Work to do>
Data follows below. Repeat exactly the lines between the line holding "Output the Python" and the line holding "from matplotlib.patches import Rectangle", inclusive, and nothing more; drop pictures.

Records supplied>
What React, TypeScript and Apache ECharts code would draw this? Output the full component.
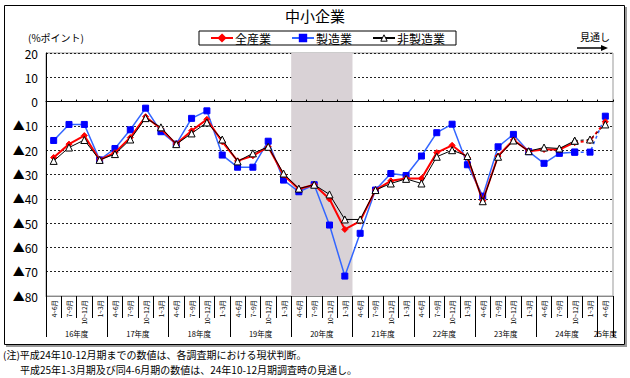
import React, { useEffect, useRef } from "react";
import * as echarts from "echarts";

const fiscalYears = ["16年度", "17年度", "18年度", "19年度", "20年度", "21年度", "22年度", "23年度", "24年度", "25年度"];
const quarters = ["4~6月", "7~9月", "10~12月", "1~3月"];
const quarterCounts = [4, 4, 4, 4, 4, 4, 4, 4, 4, 1];
const shadedYear = "20年度";
const lastActualIndex = 34;

const allIndustries = [-23, -17.5, -14, -24, -21, -14.8, -6.2, -11.2, -17.5, -12, -7.3, -16.5, -24.4, -22.3, -18.6, -30.2, -36, -34.2, -40.1, -52.6, -49.2, -36.4, -32.6, -31.6, -31.6, -21, -18, -23, -40.8, -22.4, -15.8, -20.4, -19.7, -19.7, -16.8, -16.1, -8.3];
const manufacturing = [-16, -9.4, -9.4, -24, -19.3, -11.6, -2.7, -12.4, -17.5, -6.9, -3.8, -22, -27, -27, -16.3, -32.3, -37.1, -34.2, -50.8, -71.8, -54.2, -36.4, -29.6, -30.4, -22.4, -12.8, -9.3, -26, -38.9, -18.6, -13.5, -20.6, -25.4, -21.3, -20.8, -20.8, -6];
const nonManufacturing = [-24.4, -18.9, -15.8, -24, -21.6, -15.6, -6.8, -10.6, -17.5, -13.1, -8.6, -15.6, -24.6, -21.3, -18.6, -29.6, -35.8, -34.2, -38.2, -48.5, -48.5, -36.4, -33.7, -31.8, -33.7, -22.7, -20, -22.4, -41, -22.7, -16, -20.4, -18.9, -19.3, -16.1, -15.6, -9.4];

const yTicks = { min: -80, max: 20, interval: 10 };
const noteLines = [
  "(注)平成24年10-12月期までの数値は、各調査期における現状判断。",
  "平成25年1-3月期及び同4-6月期の数値は、24年10-12月期調査時の見通し。",
];

const FONT = "'Noto Sans CJK JP', sans-serif";

export default function App() {
  const ref = useRef<HTMLDivElement>(null);
  useEffect(() => {
    if (!ref.current) return;
    const chart = echarts.init(ref.current, null, { renderer: "svg" });

    const categories = fiscalYears.flatMap((_, i) => quarters.slice(0, quarterCounts[i]));
    const starts: number[] = [];
    let acc = 0;
    quarterCounts.forEach((c) => { starts.push(acc); acc += c; });
    const total = acc;
    const centers = quarterCounts.map((c, i) => starts[i] + c / 2);
    const shadeIdx = fiscalYears.indexOf(shadedYear);

    const solid = (arr: number[]) => arr.map((v, i) => (i <= lastActualIndex ? v : null));
    const dashed = (arr: number[]) => arr.map((v, i) => (i >= lastActualIndex ? v : null));

    const defs = [
      { name: "製造業", data: manufacturing, line: "#3366ff", fill: "#0000ff", border: "#0000ff", symbol: "rect", size: 6, width: 1.5 },
      { name: "全産業", data: allIndustries, line: "#ff0000", fill: "#ff0000", border: "#ff0000", symbol: "diamond", size: 6, width: 2 },
      { name: "非製造業", data: nonManufacturing, line: "#000000", fill: "#ffffff", border: "#000000", symbol: "triangle", size: 7, width: 1 },
    ];

    const series: any[] = [
      {
        type: "line",
        name: "shade",
        xAxisIndex: 1,
        yAxisIndex: 0,
        data: [],
        z: 1,
        silent: true,
        markArea: {
          silent: true,
          itemStyle: { color: "#d9d2d6" },
          data: [[{ xAxis: starts[shadeIdx] }, { xAxis: starts[shadeIdx] + quarterCounts[shadeIdx] }]],
        },
      },
    ];
    defs.forEach((d, k) => {
      const common = {
        type: "line",
        xAxisIndex: 0,
        yAxisIndex: 0,
        symbol: d.symbol,
        symbolSize: d.size,
        showAllSymbol: true,
        itemStyle: { color: d.fill, borderColor: d.border, borderWidth: 1 },
        z: 4 + k,
      };
      series.push({ ...common, name: d.name, data: solid(d.data), lineStyle: { color: d.line, width: d.width, type: "solid" } });
      series.push({ ...common, name: d.name + "見通し", data: dashed(d.data), lineStyle: { color: d.line, width: d.width, type: [3, 3] } });
    });

    const option: any = {
      animation: false,
      textStyle: { fontFamily: FONT },
      title: {
        text: "中小企業",
        left: "center",
        top: 3,
        textStyle: { fontSize: 15, fontWeight: "normal", color: "#000", fontFamily: FONT },
      },
      legend: {
        data: [
          { name: "全産業" },
          { name: "製造業" },
          { name: "非製造業", itemStyle: { color: "#fff", borderColor: "#000", borderWidth: 1 } },
        ],
        left: 199,
        top: 31,
        padding: [1, 11, 1, 11],
        itemGap: 20,
        itemWidth: 22,
        itemHeight: 8,
        borderColor: "#000",
        borderWidth: 1,
        backgroundColor: "#fff",
        textStyle: { fontSize: 12, color: "#000", fontFamily: FONT, padding: [0, 0, 0, -3] },
      },
      grid: {
        left: 46,
        top: 53,
        right: 17,
        bottom: 82,
        show: true,
        borderColor: "#999",
        borderWidth: 1,
        backgroundColor: "transparent",
      },
      xAxis: [
        {
          type: "category",
          data: categories,
          position: "bottom",
          boundaryGap: true,
          axisLine: { onZero: false, lineStyle: { color: "#888", width: 1 } },
          axisTick: { show: true, interval: 0, length: 22, lineStyle: { color: "#000" } },
          axisLabel: { interval: 0, rotate: 90, fontSize: 6.5, color: "#000", margin: 4, fontFamily: FONT },
          splitLine: { show: false },
        },
        {
          type: "value",
          min: 0,
          max: total,
          interval: 0.5,
          position: "bottom",
          axisLine: { show: false, onZero: false },
          axisTick: { show: false },
          splitLine: { show: false },
          axisLabel: {
            margin: 34,
            fontSize: 7.5,
            color: "#000",
            fontFamily: FONT,
            showMinLabel: true,
            showMaxLabel: true,
            formatter: (v: number) => {
              const i = centers.findIndex((c) => Math.abs(c - v) < 1e-6);
              return i >= 0 ? fiscalYears[i] : "";
            },
          },
        },
        {
          type: "category",
          data: categories,
          position: "bottom",
          boundaryGap: true,
          z: 6,
          axisLine: { show: true, onZero: true, onZeroAxisIndex: 0, lineStyle: { color: "#000", width: 1 } },
          axisTick: { show: true, inside: true, interval: 0, length: 2, lineStyle: { color: "#000" } },
          axisLabel: { show: false },
          splitLine: { show: false },
        },
        {
          type: "value",
          min: 0,
          max: total,
          interval: 4,
          position: "bottom",
          axisLine: { show: false, onZero: false },
          axisTick: { show: true, length: 41, lineStyle: { color: "#000" } },
          axisLabel: { show: false },
          splitLine: { show: false },
        },
      ],
      yAxis: {
        type: "value",
        min: yTicks.min,
        max: yTicks.max,
        interval: yTicks.interval,
        axisLine: { show: true, onZero: false, lineStyle: { color: "#000" } },
        axisTick: { show: false },
        axisLabel: {
          fontSize: 12,
          color: "#000",
          margin: 8,
          fontFamily: FONT,
          formatter: (v: number) => (v < 0 ? "▲" + -v : String(v)),
        },
        splitLine: { show: true, lineStyle: { color: "#222", type: [2, 2], width: 1 } },
      },
      graphic: [
        { type: "polyline", z: -2, shape: { points: [[626, 7], [626, 346], [6, 346]] }, style: { stroke: "#999", fill: "none", lineWidth: 2 } },
        { type: "rect", z: -1, shape: { x: 4.5, y: 5.5, width: 620, height: 339 }, style: { stroke: "#000", fill: "none", lineWidth: 1 } },
        { type: "text", left: 28, top: 32, style: { text: "(%ポイント)", fontSize: 10, fill: "#000", fontFamily: FONT } },
        { type: "text", left: 580, top: 31, style: { text: "見通し", fontSize: 10, fill: "#000", fontFamily: FONT } },
        { type: "line", shape: { x1: 577, y1: 48, x2: 602, y2: 48 }, style: { stroke: "#000", lineWidth: 1.5 } },
        { type: "polygon", shape: { points: [[601, 45], [608, 48], [601, 51]] }, style: { fill: "#000" } },
        { type: "text", left: 3, top: 349, style: { text: noteLines[0], fontSize: 10, fill: "#000", fontFamily: FONT } },
        { type: "text", left: 20, top: 364, style: { text: noteLines[1], fontSize: 10, fill: "#000", fontFamily: FONT } },
      ],
      series,
    };
    chart.setOption(option);
    return () => chart.dispose();
  }, []);
  return <div ref={ref} style={{ position: "fixed", left: 0, top: 0, width: 630, height: 378, background: "#fff" }} />;
}
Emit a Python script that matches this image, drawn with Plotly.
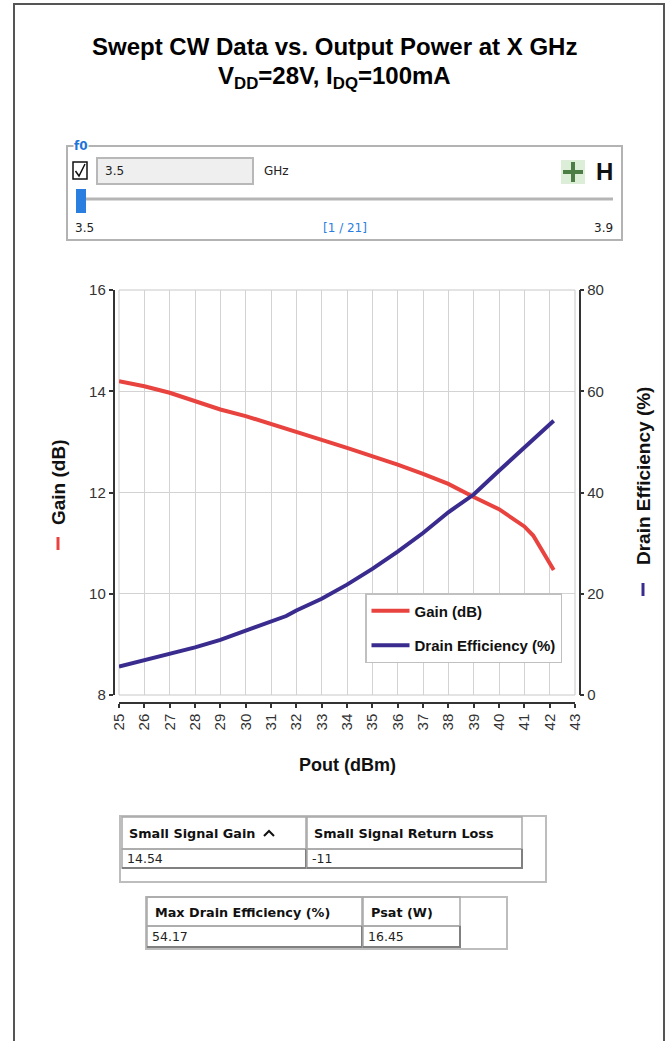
import plotly.graph_objects as go

W, H = 669, 1041

# ---------------- data ----------------
pout = [25, 26, 27, 28, 29, 30, 31, 32, 33, 34, 35, 36, 37, 38, 39, 40, 41, 41.35, 42.16]
gain_db = [14.20, 14.10, 13.97, 13.80, 13.64, 13.51, 13.36, 13.21, 13.04, 12.88,
           12.72, 12.55, 12.37, 12.17, 11.91, 11.67, 11.33, 11.15, 10.47]
pout_eff = [25, 26, 27, 28, 29, 30, 31, 31.6, 32, 33, 34, 35, 36, 37, 38, 39, 40, 41, 42.16]
drain_eff = [5.6, 6.9, 8.0, 9.4, 10.9, 12.7, 14.5, 15.6, 16.7, 19.0, 21.8, 24.9, 28.3,
             32.0, 36.1, 39.6, 44.3, 48.9, 54.17]

x_ticks = list(range(25, 44))
gain_ticks = [8, 10, 12, 14, 16]
eff_ticks = [0, 20, 40, 60, 80]

title_line1 = "Swept CW Data vs. Output Power at X GHz"
title_line2 = "V<sub>DD</sub>=28V, I<sub>DQ</sub>=100mA"

table1_headers = ["Small Signal Gain", "Small Signal Return Loss"]
table1_values = ["14.54", "-11"]
table2_headers = ["Max Drain Efficiency (%)", "Psat (W)"]
table2_values = ["54.17", "16.45"]

slider_value = "3.5"
slider_min, slider_max = "3.5", "3.9"
slider_pos = "[1 / 21]"

RED = "#e8433f"
BLUE = "#3a2c8e"
FONT = "Liberation Sans, Arial, sans-serif"
VFONT = "DejaVu Sans, Verdana, sans-serif"


def px(x):
    return x / W


def py(y):
    return 1 - y / H


fig = go.Figure()
fig.add_trace(go.Scatter(x=pout, y=gain_db, mode="lines", name="<b>Gain (dB)</b>",
                         line=dict(color=RED, width=4), legendgroup="g"))
fig.add_trace(go.Scatter(x=pout_eff, y=drain_eff, mode="lines", name="<b>Drain Efficiency (%)</b>",
                         line=dict(color=BLUE, width=4), yaxis="y2", legendgroup="e"))

shapes = []
ann = []


def text(t, x, y, size, color="#111", family=FONT, xa="center", ya="middle", **kw):
    ann.append(dict(text=t, x=px(x), y=py(y), xref="paper", yref="paper", xanchor=xa, yanchor=ya,
                    showarrow=False, font=dict(family=family, size=size, color=color), **kw))


def line(x0, y0, x1, y1, color, width):
    shapes.append(dict(type="line", xref="paper", yref="paper", x0=px(x0), y0=py(y0),
                       x1=px(x1), y1=py(y1), line=dict(color=color, width=width)))


def rect(x0, y0, x1, y1, color, width, fill=None, layer="above"):
    d = dict(type="rect", xref="paper", yref="paper", x0=px(x0), x1=px(x1), y0=py(y1), y1=py(y0),
             line=dict(color=color, width=width), layer=layer)
    if fill:
        d["fillcolor"] = fill
    shapes.append(d)


def path(points, color, width):
    p = " L ".join(f"{px(a)},{py(b)}" for a, b in points)
    shapes.append(dict(type="path", xref="paper", yref="paper", path="M " + p,
                       line=dict(color=color, width=width)))


# page border
line(14, 4, 14, 1041, "#555555", 2)
line(13, 4, 665, 4, "#555555", 2)
line(664, 4, 664, 1041, "#555555", 2)

# plot frame
rect(119, 290, 575, 695, "#c8c8c8", 1, layer="below")

# titles
text("<b>" + title_line1 + "</b>", 334, 47, 24, "#000")
text("<b>" + title_line2 + "</b>", 334, 78, 24, "#000")

# axis titles
text("<b>Gain (dB)</b>", 58, 482, 19, textangle=-90)
line(58, 537, 58, 550, RED, 3)
text("<b>Drain Efficiency (%)</b>", 643, 476, 19, textangle=-90)
line(643, 583, 643, 596, BLUE, 3)
text("<b>Pout (dBm)</b>", 347, 765, 18)

# ---------------- slider widget ----------------
rect(67, 146, 622, 240, "#b3b3b3", 2)
text("<b>f0</b>", 73, 146, 12, "#1e73d8", VFONT, xa="left", bgcolor="white", borderpad=0)
rect(73, 162, 87, 179, "#111", 1.5)
path([(75.5, 171), (79, 176), (85, 164)], "#111", 1.5)
rect(97, 158, 253, 184, "#b8b8b8", 2, fill="#efefef")
text(slider_value, 103, 171, 12, "#222", VFONT, xa="left")
text("GHz", 262, 171, 12, "#222", VFONT, xa="left")
rect(561, 160, 585, 184, "rgba(0,0,0,0)", 0, fill="#ddeed8")
line(563, 172, 583, 172, "#4c7d45", 4)
line(573, 162, 573, 182, "#4c7d45", 4)
text("<b>H</b>", 604, 172, 24, "#111")
line(77, 199, 613, 199, "#b5b5b5", 3)
rect(76, 189, 86, 213, "rgba(0,0,0,0)", 0, fill="#2a7ee0")
text(slider_min, 73, 228, 12, "#222", VFONT, xa="left")
text(slider_pos, 345, 228, 12, "#2a7ee0", VFONT)
text(slider_max, 615, 228, 12, "#222", VFONT, xa="right")


# ---------------- tables ----------------
def cell(x0, x1, y0, y1, inset=False):
    rect(x0, y0, x1, y1, "#a8a8a8", 1.5)
    if inset:
        path([(x0, y1), (x1, y1), (x1, y0)], "#808080", 2)


rect(120, 816, 546, 882, "#bdbdbd", 2)
cols1 = [(122, 306), (307, 522)]
for (a, b), h, v in zip(cols1, table1_headers, table1_values):
    cell(a, b, 817, 849)
    cell(a, b, 849, 868, inset=True)
    text("<b>" + h + "</b>", a + 5, 833, 12.8, "#111", VFONT, xa="left")
    text(v, a + 3, 858.5, 12.5, "#222", VFONT, xa="left")
path([(264, 836), (269, 831), (274, 836)], "#111", 2)

rect(146, 897, 507, 949, "#bdbdbd", 2)
cols2 = [(147, 362), (363, 460)]
for (a, b), h, v in zip(cols2, table2_headers, table2_values):
    cell(a, b, 897, 926)
    cell(a, b, 926, 947, inset=True)
    text("<b>" + h + "</b>", a + 6, 912.5, 12.8, "#111", VFONT, xa="left")
    text(v, a + 3, 936.5, 12.5, "#222", VFONT, xa="left")

tickfont = dict(family=FONT, size=15, color="#333")
fig.update_layout(
    width=W, height=H, margin=dict(l=0, r=0, t=0, b=0, autoexpand=False),
    paper_bgcolor="white", plot_bgcolor="white",
    xaxis=dict(domain=[px(119), px(575)], range=[25, 43], tickmode="array", tickvals=x_ticks,
               tickangle=-90, ticks="outside", ticklen=4, tickwidth=1.5, tickcolor="#333",
               showline=True, linecolor="#333", linewidth=1.5, anchor="free", position=py(703),
               showgrid=True, gridcolor="#d3d3d3", gridwidth=1, zeroline=False,
               tickfont=dict(family=FONT, size=15, color="#333"), automargin=False),
    yaxis=dict(domain=[py(695), py(290)], range=[8, 16], tickmode="array", tickvals=gain_ticks,
               ticks="outside", ticklen=4, tickwidth=1.5, tickcolor="#333",
               showline=True, linecolor="#333", linewidth=1.5, anchor="free", position=px(113.5),
               showgrid=True, gridcolor="#d3d3d3", gridwidth=1, zeroline=False,
               tickfont=tickfont, automargin=False),
    yaxis2=dict(overlaying="y", side="right", range=[0, 80], tickmode="array", tickvals=eff_ticks,
                ticks="outside", ticklen=4, tickwidth=1.5, tickcolor="#333",
                showline=True, linecolor="#333", linewidth=1.5, anchor="free", position=px(579.5),
                showgrid=False, zeroline=False, tickfont=tickfont, automargin=False),
    legend=dict(x=px(365), y=py(593), xanchor="left", yanchor="top", bgcolor="white",
                bordercolor="#c0c0c0", borderwidth=1.5, tracegroupgap=12,
                font=dict(family=FONT, size=15, color="#111"), traceorder="grouped",
                itemwidth=38),
    shapes=shapes, annotations=ann, showlegend=True,
)
fig.update_traces(hoverinfo="skip")

fig.write_html("out.html", config={"displayModeBar": False},
               post_script="document.body.style.margin='0';document.body.style.overflow='hidden';")
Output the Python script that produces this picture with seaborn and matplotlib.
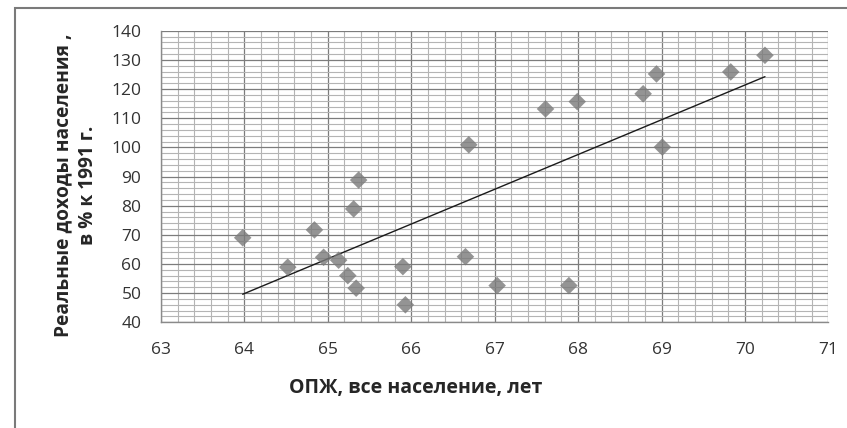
import numpy as np
import pandas as pd
import matplotlib
matplotlib.use('Agg')
import matplotlib.pyplot as plt
import seaborn as sns
from matplotlib.ticker import MultipleLocator
from matplotlib.patches import Rectangle

life_exp = [63.98, 64.52, 64.84, 64.95, 65.13, 65.24, 65.34, 65.31, 65.37, 65.90, 65.93,
            66.65, 67.03, 67.89, 66.69, 67.61, 67.99, 68.78, 68.94, 69.01, 69.83, 70.24]
income = [69.0, 58.9, 71.7, 62.3, 61.3, 56.0, 51.7, 78.9, 88.8, 59.1, 46.0,
          62.5, 52.6, 52.6, 100.9, 113.2, 115.7, 118.4, 125.2, 100.1, 125.9, 131.6]

df = pd.DataFrame({'x': life_exp, 'y': income})

sns.set_style('white')
plt.rcParams['font.family'] = ['Open Sans', 'DejaVu Sans']

fig = plt.figure(figsize=(8.47, 4.28), dpi=100)
ax = fig.add_axes([0.190, 0.247, 0.788, 0.681])

# grid
ax.xaxis.set_major_locator(MultipleLocator(1))
ax.xaxis.set_minor_locator(MultipleLocator(0.2))
ax.yaxis.set_major_locator(MultipleLocator(10))
ax.yaxis.set_minor_locator(MultipleLocator(2))
ax.grid(which='minor', color='#b4b4b4', linewidth=0.8)
ax.grid(which='major', color='#7c7c7c', linewidth=0.9)
ax.set_axisbelow(True)

sns.regplot(data=df, x='x', y='y', ax=ax, ci=None, truncate=True,
            marker='D',
            scatter_kws={'s': 80, 'color': '#7a7a7a', 'edgecolors': 'none', 'zorder': 3},
            line_kws={'color': '#1a1a1a', 'linewidth': 1.0, 'zorder': 2})

ax.set_xlim(63, 71)
ax.set_ylim(40, 140)

for s in ['top', 'right']:
    ax.spines[s].set_visible(False)
for s in ['left', 'bottom']:
    ax.spines[s].set_color('#8a8a8a')
    ax.spines[s].set_linewidth(1.0)

ax.tick_params(which='major', direction='out', length=5, width=0.8, color='#8a8a8a',
               labelsize=12.5, labelcolor='#333333')
ax.tick_params(axis='y', which='major', pad=9)
ax.tick_params(axis='x', which='major', pad=9)
ax.tick_params(which='minor', length=0)

ax.set_xlabel('ОПЖ, все население, лет', fontsize=14, fontweight='bold')
ax.set_ylabel('Реальные доходы населения ,\nв % к 1991 г.', fontsize=13.8, fontweight='bold',
              linespacing=1.3)
ax.xaxis.label.set_va('center')
ax.yaxis.label.set_va('center')
ax.xaxis.set_label_coords(0.382, -0.225)
ax.yaxis.set_label_coords(-0.128, 0.47)

# chart area border like the spreadsheet export
fig.patches.append(Rectangle((15 / 847, -0.1), 1.2, 1 - 8 / 428 + 0.1, transform=fig.transFigure,
                             fill=False, edgecolor='#7a7a7a', linewidth=1.5))

fig.savefig('out.png', dpi=100)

Written answer>
Output the Python script that produces this picture with seaborn and matplotlib.
import numpy as np
import pandas as pd
import matplotlib
matplotlib.use('Agg')
import matplotlib.pyplot as plt
import seaborn as sns
from matplotlib.ticker import MultipleLocator
from matplotlib.patches import Rectangle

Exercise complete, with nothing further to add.